Terrence Mullan is associate director of the Council of Councils (CoC) at the Council on Foreign Relations (CFR). The CoC is CFR’s premier international initiative connecting twenty-seven major policy institutes from both established and emerging nations in dialogue and consensus-building on issues of geopolitics, global governance, and multilateral cooperation. He was previously assistant director and program coordinator for CFR’s International Institutions and Global Governance program. From 2011 to 2016, he was manager of the president’s office at the Distilled Spirits Council of the United States, the national trade association representing the leading producers and marketers of distilled spirits. He previously worked in the offices of Senator Roland W. Burris as a legislative aide and Senator Paul G. Kirk Jr. as a legislative correspondent, where he focused on health policy, veterans’ affairs, and economic development. From 2014 to 2015, he was a Frederic Bastiat fellow at George Mason University’s Mercatus Center. His writing has appeared in Defense One, The Hill, World Politics Review, and CNN.com. Mullan earned a BBA in international business and economics from George Washington University, an MA in international commerce and policy from George Mason University, and studied at the London School of Economics and Political Science. He is a CFR term member.
Klaus de Freitas Stier
Klaus de Freitas Stier is the manager for international affairs at Fundação Getulio Vargas (FGV).
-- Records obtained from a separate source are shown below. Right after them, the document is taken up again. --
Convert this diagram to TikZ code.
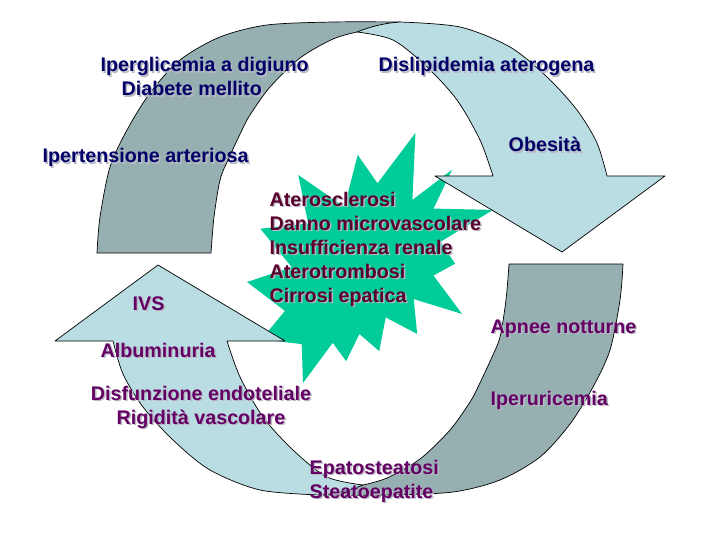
\documentclass[tikz,border=0pt]{standalone}
\usepackage{fontspec}
\setmainfont{Liberation Sans}
\definecolor{grayband}{RGB}{150,176,178}
\definecolor{lightband}{RGB}{185,221,226}
\definecolor{burst}{RGB}{0,204,153}
\definecolor{navy}{RGB}{0,0,102}
\definecolor{plum}{RGB}{100,0,100}
\definecolor{wine}{RGB}{90,0,45}
\definecolor{shadowc}{RGB}{185,185,198}
\newcommand{\shd}[1]{\leavevmode\rlap{\kern1.5pt\raisebox{-1.5pt}{\textcolor{shadowc}{#1}}}#1}
\tikzset{
  band/.style={draw=black,line width=0.7pt,line join=round},
  lbl/.style={inner sep=0pt,font=\fontsize{19.7}{24}\selectfont\bfseries,align=left,anchor=base west},
  backband/.pic={
    \filldraw[band,fill=grayband]
      plot[smooth] coordinates {(97,253) (100,217) (110,167) (127,130) (150,93) (180,60) (220,37) (267,25) (333,22) (400,22)}
      -- plot[smooth] coordinates {(357,32) (333,39) (300,58) (270,87) (250,115) (242,130) (228,160) (220,180) (214,217) (211,253)}
      -- cycle;
  },
  frontarrow/.pic={
    \filldraw[band,fill=lightband]
      plot[smooth] coordinates {(400,22) (460,27) (510,47) (547,77) (577,110) (597,143) (607,176)}
      -- (665,176) -- (562,252) -- (435,176)
      -- plot[smooth] coordinates {(493,176) (480,140) (457,100) (427,67) (393,40) (357,32)}
      .. controls (372,26) and (386,23) .. (400,22) -- cycle;
  }
}
\begin{document}
\begin{tikzpicture}[x=1pt,y=-1pt]
\useasboundingbox (0,0) rectangle (720,540);
\fill[white] (0,0) rectangle (720,540);
% starburst
\fill[burst] (377.5,183.3) -- (415.4,133) -- (412.4,199.9) -- (452.1,169.7) -- (433.5,208.6)
  -- (493,209.9) -- (440.4,241.8) -- (455.1,263.7) -- (433.5,275.5) -- (462,313.9)
  -- (413.7,299.1) -- (417.2,334) -- (385.7,317.4) -- (379.2,351.1) -- (359.4,334)
  -- (346.1,361.1) -- (332.7,342.8) -- (303,383) -- (301.7,344.1) -- (261.6,339.3)
  -- (284.9,310.9) -- (247,282) -- (291.8,267.2) -- (260.3,228.7) -- (308.2,223.5)
  -- (298.3,175) -- (344.4,206.9) -- (357.7,154.8) -- cycle;
% curved arrows
\pic at (0,0) {backband};
\pic[rotate=180] at (720,517) {backband};
\pic at (0,0) {frontarrow};
\pic[rotate=180] at (720,517) {frontarrow};
% labels (multi-line nodes: base = last line)
\node[lbl,text=navy] (iper) at (100.5,96) {\shd{Iperglicemia a digiuno}\\\hspace*{21pt}\shd{Diabete mellito}};
\node[lbl,text=navy] (disl) at (378.5,72) {\shd{Dislipidemia aterogena}};
\node[lbl,text=navy] (ipert) at (42.5,163) {\shd{Ipertensione arteriosa}};
\node[lbl,text=navy] (obes) at (508.5,152) {\shd{Obesità}};
\node[lbl,text=wine] (ater) at (269.5,302) {\shd{Aterosclerosi}\\\shd{Danno microvascolare}\\\shd{Insufficienza renale}\\\shd{Aterotrombosi}\\\shd{Cirrosi epatica}};
\node[lbl,text=plum] (ivs) at (132.5,310) {\shd{IVS}};
\node[lbl,text=plum] (albu) at (100.5,357) {\shd{Albuminuria}};
\node[lbl,text=plum,align=center,anchor=base] (disf) at (201,424) {\shd{Disfunzione endoteliale}\\\shd{Rigidità vascolare}};
\node[lbl,text=plum] (epato) at (309.5,498) {\shd{Epatosteatosi}\\\shd{Steatoepatite}};
\node[lbl,text=plum] (apnee) at (490.5,333) {\shd{Apnee notturne}};
\node[lbl,text=plum] (iperu) at (490.5,405) {\shd{Iperuricemia}};
\end{tikzpicture}
\end{document}
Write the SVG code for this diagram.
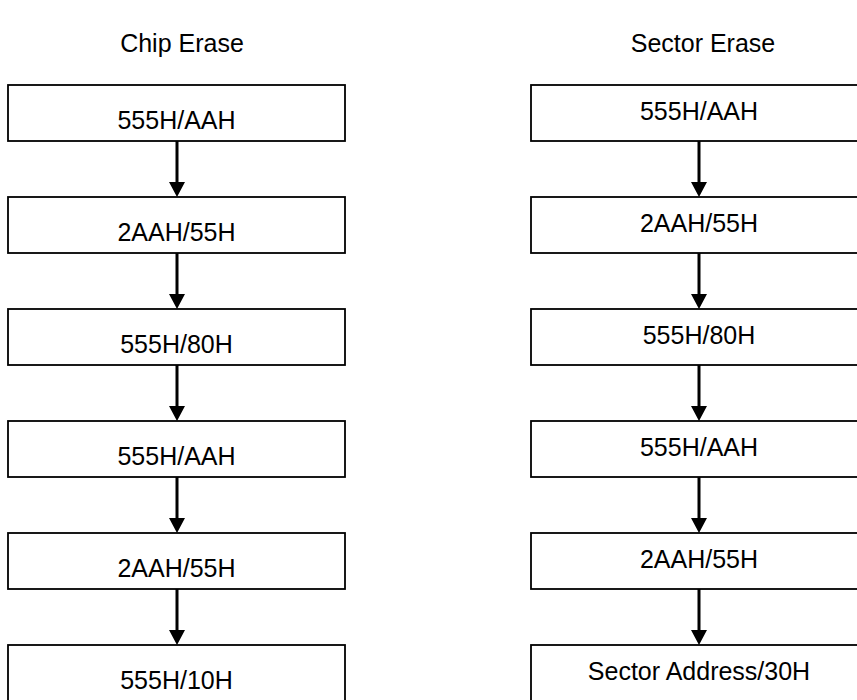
<svg xmlns="http://www.w3.org/2000/svg" width="857" height="700" viewBox="0 0 857 700">
<style>
text{font-family:"Liberation Sans",Arial,sans-serif;font-size:25px;fill:#000;text-anchor:middle}
.box{fill:#fff;stroke:#000;stroke-width:1.8}
.arr{stroke:#000;stroke-width:3;fill:none}
</style>
<rect width="857" height="700" fill="#fff"/>
<text x="182" y="52">Chip Erase</text>
<text x="703" y="52">Sector Erase</text>
<g id="c1"><rect class="box" x="8" y="85" width="337" height="56"/><text x="176.5" y="129">555H/AAH</text></g>
<g id="c2"><rect class="box" x="8" y="197" width="337" height="56"/><text x="176.5" y="241">2AAH/55H</text></g>
<g id="c3"><rect class="box" x="8" y="309" width="337" height="56"/><text x="176.5" y="353">555H/80H</text></g>
<g id="c4"><rect class="box" x="8" y="421" width="337" height="56"/><text x="176.5" y="465">555H/AAH</text></g>
<g id="c5"><rect class="box" x="8" y="533" width="337" height="56"/><text x="176.5" y="577">2AAH/55H</text></g>
<g id="c6"><rect class="box" x="8" y="645" width="337" height="56"/><text x="176.5" y="689">555H/10H</text></g>
<g id="s1"><rect class="box" x="531" y="85" width="337" height="56"/><text x="699" y="120">555H/AAH</text></g>
<g id="s2"><rect class="box" x="531" y="197" width="337" height="56"/><text x="699" y="232">2AAH/55H</text></g>
<g id="s3"><rect class="box" x="531" y="309" width="337" height="56"/><text x="699" y="344">555H/80H</text></g>
<g id="s4"><rect class="box" x="531" y="421" width="337" height="56"/><text x="699" y="456">555H/AAH</text></g>
<g id="s5"><rect class="box" x="531" y="533" width="337" height="56"/><text x="699" y="568">2AAH/55H</text></g>
<g id="s6"><rect class="box" x="531" y="645" width="337" height="56"/><text x="699" y="680">Sector Address/30H</text></g>
<g id="connectors" fill="#000">
<path class="arr" d="M177,141V183M177,253V295M177,365V407M177,477V519M177,589V631"/>
<path class="arr" d="M699,141V183M699,253V295M699,365V407M699,477V519M699,589V631"/>
<path d="M169,182H185L177,197ZM169,294H185L177,309ZM169,406H185L177,421ZM169,518H185L177,533ZM169,630H185L177,645Z"/>
<path d="M691,182H707L699,197ZM691,294H707L699,309ZM691,406H707L699,421ZM691,518H707L699,533ZM691,630H707L699,645Z"/>
</g>
</svg>
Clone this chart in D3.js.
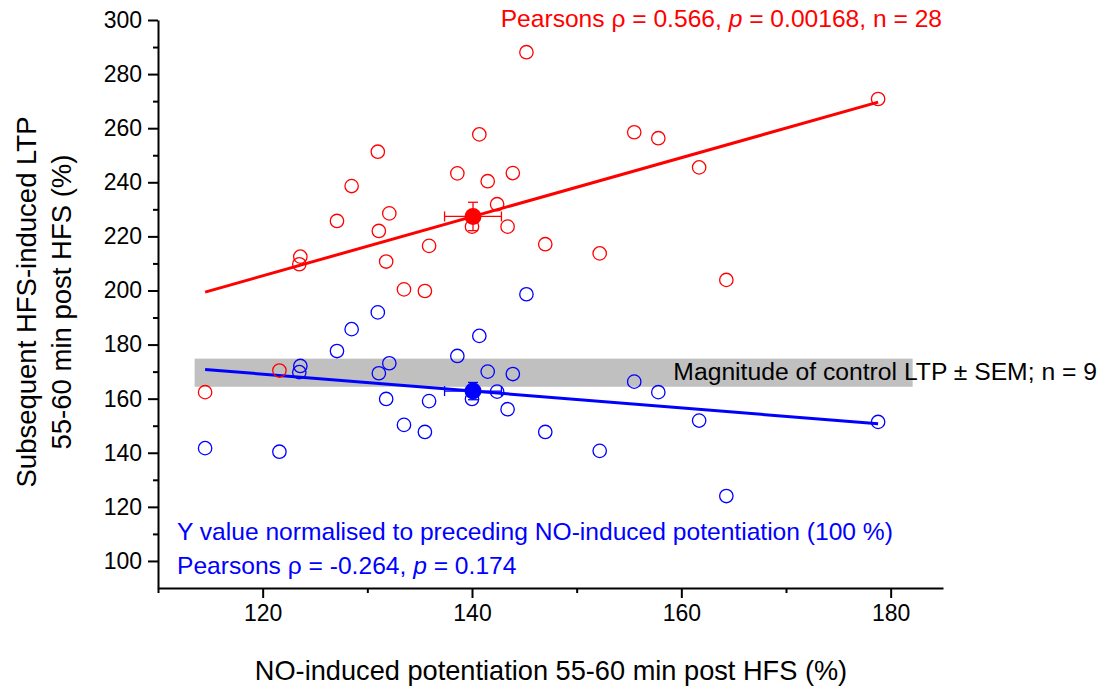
<!DOCTYPE html>
<html>
<head>
<meta charset="utf-8">
<script src="https://cdn.jsdelivr.net/npm/d3@7"></script>
<style>
  body { margin: 0; background: #fff; }
  text { font-family: "Liberation Sans", Arial, sans-serif; }
</style>
</head>
<body>
<svg id="chart" width="1108" height="688"></svg>
<script>
// NO-induced potentiation (x) for each of the 28 slices
const noPotentiation = [114.5, 121.6, 123.6, 123.5, 127.1, 128.5, 131.0, 131.1, 131.8, 132.1,
  133.5, 135.5, 135.9, 138.6, 140.0, 140.7, 141.5, 142.4, 143.4, 143.9,
  145.2, 147.0, 152.2, 155.5, 157.8, 161.7, 164.3, 178.8];
// subsequent HFS-induced LTP, raw (red)
const ltpRaw = [162.4, 170.4, 212.5, 209.7, 225.7, 238.6, 251.3, 222.0, 210.7, 228.5,
  200.4, 199.8, 216.5, 243.3, 223.6, 257.7, 240.4, 231.9, 223.6, 243.4,
  288.1, 217.1, 213.7, 258.5, 256.3, 245.5, 203.9, 270.8];
// same LTP normalised to preceding NO potentiation (blue)
const ltpNormalised = [141.7, 140.4, 172.1, 169.8, 177.6, 185.7, 191.9, 169.4, 159.9, 173.1,
  150.3, 147.7, 159.1, 175.8, 159.9, 183.2, 170.0, 162.6, 156.1, 169.1,
  198.6, 147.7, 140.7, 166.3, 162.4, 151.9, 124.0, 151.4];

// control LTP band (mean, sem) and its x extent
const controlLtp = [169.6, 5.2];
const bandExtent = [113.5, 182.1];

const xMajorTicks = [120, 140, 160, 180];
const xMinorTicks = [110, 130, 150, 170];
const yMajorTicks = [100, 120, 140, 160, 180, 200, 220, 240, 260, 280, 300];
const yMinorTicks = [110, 130, 150, 170, 190, 210, 230, 250, 270, 290];

const RED = '#ff0000', BLUE = '#0000ff';
const FONT = '"Liberation Sans", Arial, sans-serif';

const svg = d3.select('#chart');
const x = d3.scaleLinear().domain([110, 185]).range([158, 943]);
const y = d3.scaleLinear().domain([90, 300]).range([588, 20]);

// control band
svg.append('rect')
  .attr('x', x(bandExtent[0]))
  .attr('width', x(bandExtent[1]) - x(bandExtent[0]))
  .attr('y', y(controlLtp[0] + controlLtp[1]))
  .attr('height', y(controlLtp[0] - controlLtp[1]) - y(controlLtp[0] + controlLtp[1]))
  .attr('fill', '#c0c0c0');

svg.append('text')
  .attr('x', 1097).attr('y', 380)
  .attr('text-anchor', 'end')
  .attr('font-size', 24.7)
  .attr('fill', '#000')
  .text('Magnitude of control LTP \u00B1 SEM; n = 9');

// axes
const xAxis = svg.append('g').attr('transform', `translate(0,${y(90)})`);
xAxis.call(d3.axisBottom(x).tickValues(xMajorTicks).tickSize(10).tickSizeOuter(0).tickPadding(7));
const xMinor = svg.append('g').attr('transform', `translate(0,${y(90)})`);
xMinor.call(d3.axisBottom(x).tickValues(xMinorTicks).tickSize(5).tickSizeOuter(0).tickFormat(''));
xMinor.select('.domain').remove();

const yAxis = svg.append('g').attr('transform', `translate(${x(110)},0)`);
yAxis.call(d3.axisLeft(y).tickValues(yMajorTicks).tickSize(10).tickSizeOuter(0).tickPadding(6));
const yMinor = svg.append('g').attr('transform', `translate(${x(110)},0)`);
yMinor.call(d3.axisLeft(y).tickValues(yMinorTicks).tickSize(5).tickSizeOuter(0).tickFormat(''));
yMinor.select('.domain').remove();

svg.selectAll('.domain, .tick line').attr('stroke', '#000').attr('stroke-width', 2);
svg.selectAll('.tick text').attr('font-size', 23).attr('font-family', FONT).attr('fill', '#000');

// axis titles
svg.append('text')
  .attr('x', 551).attr('y', 680)
  .attr('text-anchor', 'middle')
  .attr('font-size', 27.2)
  .text('NO-induced potentiation 55-60 min post HFS (%)');

const yTitle = svg.append('text')
  .attr('transform', 'translate(0,302) rotate(-90)')
  .attr('text-anchor', 'middle')
  .attr('font-size', 27.5);
yTitle.append('tspan').attr('x', 0).attr('y', 36).text('Subsequent HFS-induced LTP');
yTitle.append('tspan').attr('x', 0).attr('y', 71).text('55-60 min post HFS (%)');

function drawSeries(values, color) {
  const pts = noPotentiation.map((d, i) => [d, values[i]]);

  // least-squares fit across the x range
  const mx = d3.mean(noPotentiation), my = d3.mean(values);
  const slope = d3.sum(pts, p => (p[0] - mx) * (p[1] - my)) / d3.sum(pts, p => (p[0] - mx) ** 2);
  const xr = d3.extent(noPotentiation);
  const fit = xr.map(v => [v, my + slope * (v - mx)]);

  svg.append('path')
    .datum(fit)
    .attr('d', d3.line().x(d => x(d[0])).y(d => y(d[1])))
    .attr('stroke', color).attr('stroke-width', 3).attr('fill', 'none');

  svg.append('g').selectAll('circle')
    .data(pts)
    .join('circle')
    .attr('cx', d => x(d[0])).attr('cy', d => y(d[1]))
    .attr('r', 6.7)
    .attr('fill', 'none').attr('stroke', color).attr('stroke-width', 1.3);

  // mean +/- sem
  const n = values.length;
  const semX = d3.deviation(noPotentiation) / Math.sqrt(n);
  const semY = d3.deviation(values) / Math.sqrt(n);
  const g = svg.append('g').attr('stroke', color).attr('stroke-width', 1.3);
  const cx = x(mx), cy = y(my);
  g.append('line').attr('x1', x(mx - semX)).attr('x2', x(mx + semX)).attr('y1', cy).attr('y2', cy);
  g.append('line').attr('x1', x(mx - semX)).attr('x2', x(mx - semX)).attr('y1', cy - 5).attr('y2', cy + 5);
  g.append('line').attr('x1', x(mx + semX)).attr('x2', x(mx + semX)).attr('y1', cy - 5).attr('y2', cy + 5);
  g.append('line').attr('x1', cx).attr('x2', cx).attr('y1', y(my - semY)).attr('y2', y(my + semY));
  g.append('line').attr('x1', cx - 5).attr('x2', cx + 5).attr('y1', y(my + semY)).attr('y2', y(my + semY));
  g.append('line').attr('x1', cx - 5).attr('x2', cx + 5).attr('y1', y(my - semY)).attr('y2', y(my - semY));
  svg.append('circle').attr('cx', cx).attr('cy', cy).attr('r', 8.5).attr('fill', color);
}

drawSeries(ltpNormalised, BLUE);
drawSeries(ltpRaw, RED);

// statistics annotations
const redStat = svg.append('text')
  .attr('x', 942).attr('y', 27)
  .attr('text-anchor', 'end')
  .attr('font-size', 24.6).attr('fill', RED);
redStat.append('tspan').text('Pearsons \u03C1 = 0.566, ');
redStat.append('tspan').attr('font-style', 'italic').text('p');
redStat.append('tspan').text(' = 0.00168, n = 28');

svg.append('text')
  .attr('x', 177).attr('y', 540)
  .attr('font-size', 24.6).attr('fill', BLUE)
  .text('Y value normalised to preceding NO-induced potentiation (100 %)');

const blueStat = svg.append('text')
  .attr('x', 177).attr('y', 574)
  .attr('font-size', 24.6).attr('fill', BLUE);
blueStat.append('tspan').text('Pearsons \u03C1 = -0.264, ');
blueStat.append('tspan').attr('font-style', 'italic').text('p');
blueStat.append('tspan').text(' = 0.174');
</script>
</body>
</html>
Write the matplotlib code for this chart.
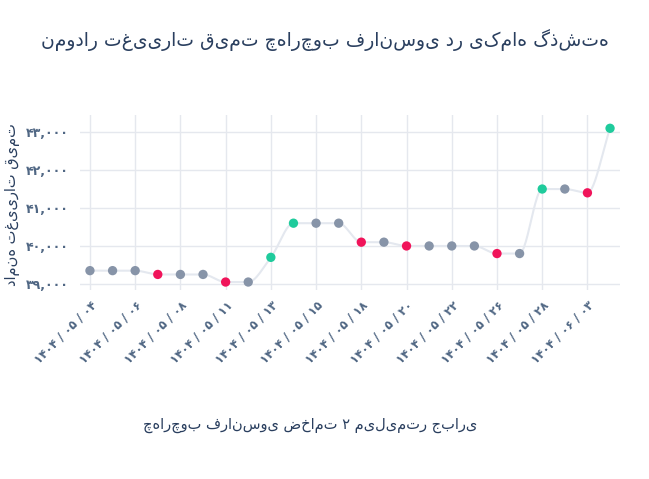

He is also a visiting lecturer on geopolitics and international relations at the Brazilian Army Command and General Staff College. At FGV, he is responsible for managing activities with governments, think tanks, and international organizations. For the past ten years, he has been an active interlocutor and promoter of cooperation among global think tanks, organizing summits and representing FGV in think tank networks and conferences. He holds a degree in international relations and a master’s degree in public administration from FGV’s Brazilian School of Public and Business Administration.